## What to work on
Leave out the pictures, and write out exactly the lines from the beginning of the material to the line holding "import * as", that line included, and nothing else.

## Data shown
● ● ● ●
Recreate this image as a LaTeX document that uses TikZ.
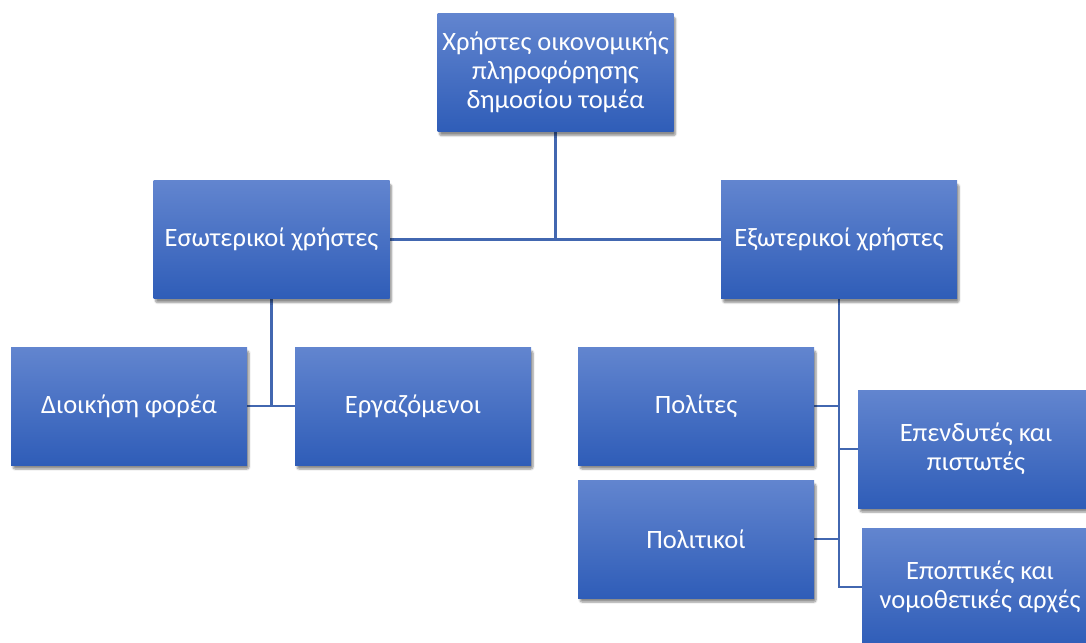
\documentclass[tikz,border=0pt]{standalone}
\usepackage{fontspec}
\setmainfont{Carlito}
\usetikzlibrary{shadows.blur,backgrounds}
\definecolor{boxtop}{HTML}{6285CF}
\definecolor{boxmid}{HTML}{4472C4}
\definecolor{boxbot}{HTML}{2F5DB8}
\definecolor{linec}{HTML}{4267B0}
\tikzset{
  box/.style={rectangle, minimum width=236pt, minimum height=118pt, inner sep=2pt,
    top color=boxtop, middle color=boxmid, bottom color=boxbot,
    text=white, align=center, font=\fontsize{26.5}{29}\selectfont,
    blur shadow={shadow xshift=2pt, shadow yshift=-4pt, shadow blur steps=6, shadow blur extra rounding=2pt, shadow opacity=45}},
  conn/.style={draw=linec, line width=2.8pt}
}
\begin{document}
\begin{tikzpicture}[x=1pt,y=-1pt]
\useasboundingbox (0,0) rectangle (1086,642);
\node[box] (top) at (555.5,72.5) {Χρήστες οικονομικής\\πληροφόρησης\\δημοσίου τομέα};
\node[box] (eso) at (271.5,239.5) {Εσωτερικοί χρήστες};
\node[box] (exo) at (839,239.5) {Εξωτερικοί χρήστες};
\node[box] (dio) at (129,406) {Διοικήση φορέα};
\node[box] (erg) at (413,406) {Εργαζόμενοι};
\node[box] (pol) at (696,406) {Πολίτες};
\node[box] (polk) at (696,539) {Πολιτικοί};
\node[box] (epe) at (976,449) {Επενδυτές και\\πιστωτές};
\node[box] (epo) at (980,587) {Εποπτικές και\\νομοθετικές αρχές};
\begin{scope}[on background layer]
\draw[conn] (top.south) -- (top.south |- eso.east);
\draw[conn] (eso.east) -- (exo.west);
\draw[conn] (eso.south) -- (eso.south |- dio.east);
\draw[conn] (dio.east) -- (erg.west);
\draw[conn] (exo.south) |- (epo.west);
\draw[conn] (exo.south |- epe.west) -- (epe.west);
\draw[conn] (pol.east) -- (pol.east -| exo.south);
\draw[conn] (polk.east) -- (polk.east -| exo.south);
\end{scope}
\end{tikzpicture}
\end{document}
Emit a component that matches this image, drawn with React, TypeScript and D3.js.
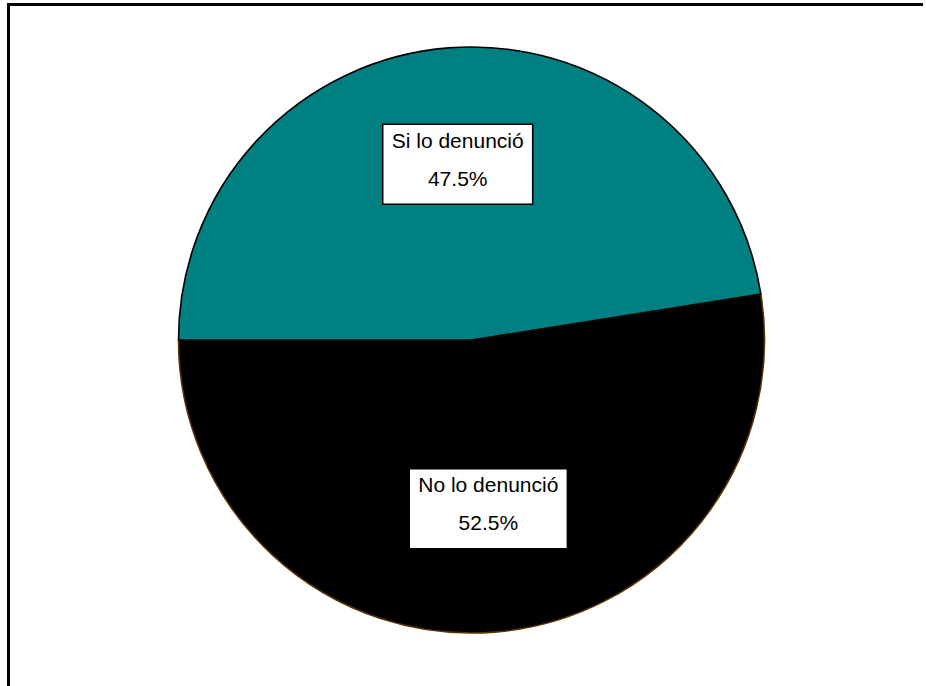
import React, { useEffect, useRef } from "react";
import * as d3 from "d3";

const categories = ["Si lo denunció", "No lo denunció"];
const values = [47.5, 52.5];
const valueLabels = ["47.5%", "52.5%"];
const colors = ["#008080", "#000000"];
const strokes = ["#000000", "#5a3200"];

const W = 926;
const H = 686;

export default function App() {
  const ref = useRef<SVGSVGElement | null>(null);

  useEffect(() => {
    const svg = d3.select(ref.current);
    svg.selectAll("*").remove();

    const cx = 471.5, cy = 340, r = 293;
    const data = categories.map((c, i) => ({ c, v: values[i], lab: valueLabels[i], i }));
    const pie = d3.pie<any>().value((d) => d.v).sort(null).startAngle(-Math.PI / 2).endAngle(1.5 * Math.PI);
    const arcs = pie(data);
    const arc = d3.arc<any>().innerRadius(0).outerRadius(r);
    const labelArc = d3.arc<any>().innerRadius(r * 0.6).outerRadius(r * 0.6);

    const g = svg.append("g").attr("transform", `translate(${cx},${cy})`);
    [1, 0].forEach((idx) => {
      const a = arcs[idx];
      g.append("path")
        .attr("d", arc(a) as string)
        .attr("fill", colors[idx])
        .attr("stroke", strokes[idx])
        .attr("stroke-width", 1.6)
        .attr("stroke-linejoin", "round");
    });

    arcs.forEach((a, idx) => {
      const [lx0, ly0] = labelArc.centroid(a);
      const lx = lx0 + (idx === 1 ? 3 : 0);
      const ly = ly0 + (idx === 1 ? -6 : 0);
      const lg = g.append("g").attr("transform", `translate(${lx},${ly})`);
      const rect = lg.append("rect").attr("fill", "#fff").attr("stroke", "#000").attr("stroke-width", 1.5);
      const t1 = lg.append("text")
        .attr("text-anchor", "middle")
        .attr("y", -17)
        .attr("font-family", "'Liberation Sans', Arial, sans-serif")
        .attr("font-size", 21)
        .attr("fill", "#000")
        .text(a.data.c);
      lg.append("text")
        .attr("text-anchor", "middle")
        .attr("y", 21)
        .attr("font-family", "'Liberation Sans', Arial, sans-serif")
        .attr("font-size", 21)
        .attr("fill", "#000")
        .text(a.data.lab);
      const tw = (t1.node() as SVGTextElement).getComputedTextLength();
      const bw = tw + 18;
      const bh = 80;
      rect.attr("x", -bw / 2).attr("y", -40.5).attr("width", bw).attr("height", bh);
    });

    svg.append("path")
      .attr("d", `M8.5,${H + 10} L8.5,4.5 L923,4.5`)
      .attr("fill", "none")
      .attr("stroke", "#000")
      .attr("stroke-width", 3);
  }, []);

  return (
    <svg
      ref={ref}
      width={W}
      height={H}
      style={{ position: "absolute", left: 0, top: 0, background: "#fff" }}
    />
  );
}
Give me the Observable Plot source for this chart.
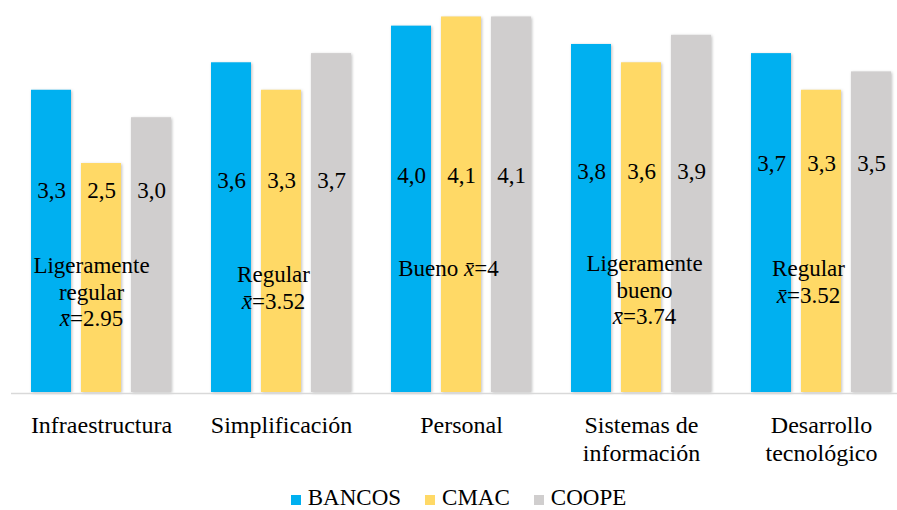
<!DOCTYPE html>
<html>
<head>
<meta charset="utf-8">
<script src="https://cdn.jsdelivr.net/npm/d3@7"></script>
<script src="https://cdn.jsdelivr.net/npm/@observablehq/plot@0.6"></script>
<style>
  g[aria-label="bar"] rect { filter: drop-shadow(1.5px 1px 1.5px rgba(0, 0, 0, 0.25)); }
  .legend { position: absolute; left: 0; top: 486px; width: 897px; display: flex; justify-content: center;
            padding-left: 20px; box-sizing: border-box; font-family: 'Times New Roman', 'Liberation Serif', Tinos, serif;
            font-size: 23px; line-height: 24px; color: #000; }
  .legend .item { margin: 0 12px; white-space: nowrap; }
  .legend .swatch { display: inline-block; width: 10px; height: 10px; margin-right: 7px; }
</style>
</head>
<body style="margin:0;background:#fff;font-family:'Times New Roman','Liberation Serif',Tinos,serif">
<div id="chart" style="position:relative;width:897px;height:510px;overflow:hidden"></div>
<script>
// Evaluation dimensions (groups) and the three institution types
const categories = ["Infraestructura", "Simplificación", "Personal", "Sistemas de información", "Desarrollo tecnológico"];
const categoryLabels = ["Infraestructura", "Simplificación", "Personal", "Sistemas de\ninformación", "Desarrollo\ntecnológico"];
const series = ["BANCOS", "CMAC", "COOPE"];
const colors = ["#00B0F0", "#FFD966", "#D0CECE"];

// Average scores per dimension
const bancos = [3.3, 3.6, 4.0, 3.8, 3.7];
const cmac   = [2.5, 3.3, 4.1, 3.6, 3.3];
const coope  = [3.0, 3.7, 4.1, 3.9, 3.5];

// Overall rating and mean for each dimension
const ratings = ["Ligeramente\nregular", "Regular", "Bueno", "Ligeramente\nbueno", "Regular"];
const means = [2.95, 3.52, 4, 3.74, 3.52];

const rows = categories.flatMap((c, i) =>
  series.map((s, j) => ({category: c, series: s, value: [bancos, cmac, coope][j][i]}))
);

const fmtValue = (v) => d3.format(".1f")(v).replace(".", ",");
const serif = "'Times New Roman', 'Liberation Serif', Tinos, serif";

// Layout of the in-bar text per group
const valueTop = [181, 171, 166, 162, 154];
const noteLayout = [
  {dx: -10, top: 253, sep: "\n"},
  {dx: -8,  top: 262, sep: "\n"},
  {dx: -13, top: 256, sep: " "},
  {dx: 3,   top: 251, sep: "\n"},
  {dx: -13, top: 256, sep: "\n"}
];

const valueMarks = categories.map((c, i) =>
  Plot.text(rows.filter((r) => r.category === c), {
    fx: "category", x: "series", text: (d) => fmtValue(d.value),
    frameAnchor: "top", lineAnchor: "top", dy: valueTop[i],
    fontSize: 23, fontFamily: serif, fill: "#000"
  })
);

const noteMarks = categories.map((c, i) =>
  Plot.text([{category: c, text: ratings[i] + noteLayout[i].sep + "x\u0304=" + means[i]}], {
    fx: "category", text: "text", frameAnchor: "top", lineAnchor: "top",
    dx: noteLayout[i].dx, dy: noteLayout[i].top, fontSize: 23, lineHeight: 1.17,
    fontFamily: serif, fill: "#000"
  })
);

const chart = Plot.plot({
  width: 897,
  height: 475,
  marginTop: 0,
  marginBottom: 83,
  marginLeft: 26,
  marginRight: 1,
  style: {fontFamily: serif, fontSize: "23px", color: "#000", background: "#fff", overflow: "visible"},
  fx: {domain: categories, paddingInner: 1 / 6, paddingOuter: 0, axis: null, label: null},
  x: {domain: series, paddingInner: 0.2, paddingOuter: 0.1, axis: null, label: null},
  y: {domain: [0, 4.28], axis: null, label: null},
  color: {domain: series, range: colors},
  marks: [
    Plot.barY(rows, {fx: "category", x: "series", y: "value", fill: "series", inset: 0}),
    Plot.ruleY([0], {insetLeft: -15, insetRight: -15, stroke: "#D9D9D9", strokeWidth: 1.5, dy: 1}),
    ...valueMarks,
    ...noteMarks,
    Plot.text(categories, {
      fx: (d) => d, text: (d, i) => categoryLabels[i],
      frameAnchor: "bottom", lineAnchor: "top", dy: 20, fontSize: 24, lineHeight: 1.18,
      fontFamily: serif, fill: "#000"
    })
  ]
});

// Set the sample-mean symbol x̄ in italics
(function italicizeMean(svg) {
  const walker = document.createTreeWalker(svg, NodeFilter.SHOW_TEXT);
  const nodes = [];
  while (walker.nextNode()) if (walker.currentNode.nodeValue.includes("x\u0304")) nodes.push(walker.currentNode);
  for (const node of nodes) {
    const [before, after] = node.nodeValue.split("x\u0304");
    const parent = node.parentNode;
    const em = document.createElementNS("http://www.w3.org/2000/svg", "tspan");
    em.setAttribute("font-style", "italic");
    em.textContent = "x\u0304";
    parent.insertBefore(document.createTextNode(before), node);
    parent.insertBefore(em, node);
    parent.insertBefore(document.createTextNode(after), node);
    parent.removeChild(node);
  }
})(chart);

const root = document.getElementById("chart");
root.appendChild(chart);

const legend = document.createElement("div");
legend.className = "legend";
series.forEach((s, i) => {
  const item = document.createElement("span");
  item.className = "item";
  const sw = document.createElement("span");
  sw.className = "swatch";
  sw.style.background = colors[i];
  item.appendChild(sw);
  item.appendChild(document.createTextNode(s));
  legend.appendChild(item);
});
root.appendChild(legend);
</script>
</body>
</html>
● ● ● ●
## Response below
Recreate this image as a LaTeX document that uses TikZ.
\documentclass[tikz,border=0pt]{standalone}
\usepackage{fontspec}
\setmainfont{Carlito}
\usetikzlibrary{shadows.blur,backgrounds}
\definecolor{boxtop}{HTML}{6285CF}
\definecolor{boxmid}{HTML}{4472C4}
\definecolor{boxbot}{HTML}{2F5DB8}
\definecolor{linec}{HTML}{4267B0}
\tikzset{
  box/.style={rectangle, minimum width=236pt, minimum height=118pt, inner sep=2pt,
    top color=boxtop, middle color=boxmid, bottom color=boxbot,
    text=white, align=center, font=\fontsize{26.5}{29}\selectfont,
    blur shadow={shadow xshift=2pt, shadow yshift=-4pt, shadow blur steps=6, shadow blur extra rounding=2pt, shadow opacity=45}},
  conn/.style={draw=linec, line width=2.8pt}
}
\begin{document}
\begin{tikzpicture}[x=1pt,y=-1pt]
\useasboundingbox (0,0) rectangle (1086,642);
\node[box] (top) at (555.5,72.5) {Χρήστες οικονομικής\\πληροφόρησης\\δημοσίου τομέα};
\node[box] (eso) at (271.5,239.5) {Εσωτερικοί χρήστες};
\node[box] (exo) at (839,239.5) {Εξωτερικοί χρήστες};
\node[box] (dio) at (129,406) {Διοικήση φορέα};
\node[box] (erg) at (413,406) {Εργαζόμενοι};
\node[box] (pol) at (696,406) {Πολίτες};
\node[box] (polk) at (696,539) {Πολιτικοί};
\node[box] (epe) at (976,449) {Επενδυτές και\\πιστωτές};
\node[box] (epo) at (980,587) {Εποπτικές και\\νομοθετικές αρχές};
\begin{scope}[on background layer]
\draw[conn] (top.south) -- (top.south |- eso.east);
\draw[conn] (eso.east) -- (exo.west);
\draw[conn] (eso.south) -- (eso.south |- dio.east);
\draw[conn] (dio.east) -- (erg.west);
\draw[conn] (exo.south) |- (epo.west);
\draw[conn] (exo.south |- epe.west) -- (epe.west);
\draw[conn] (pol.east) -- (pol.east -| exo.south);
\draw[conn] (polk.east) -- (polk.east -| exo.south);
\end{scope}
\end{tikzpicture}
\end{document}
Emit a component that matches this image, drawn with React, TypeScript and D3.js.
import React, { useEffect, useRef } from "react";
import * as d3 from "d3";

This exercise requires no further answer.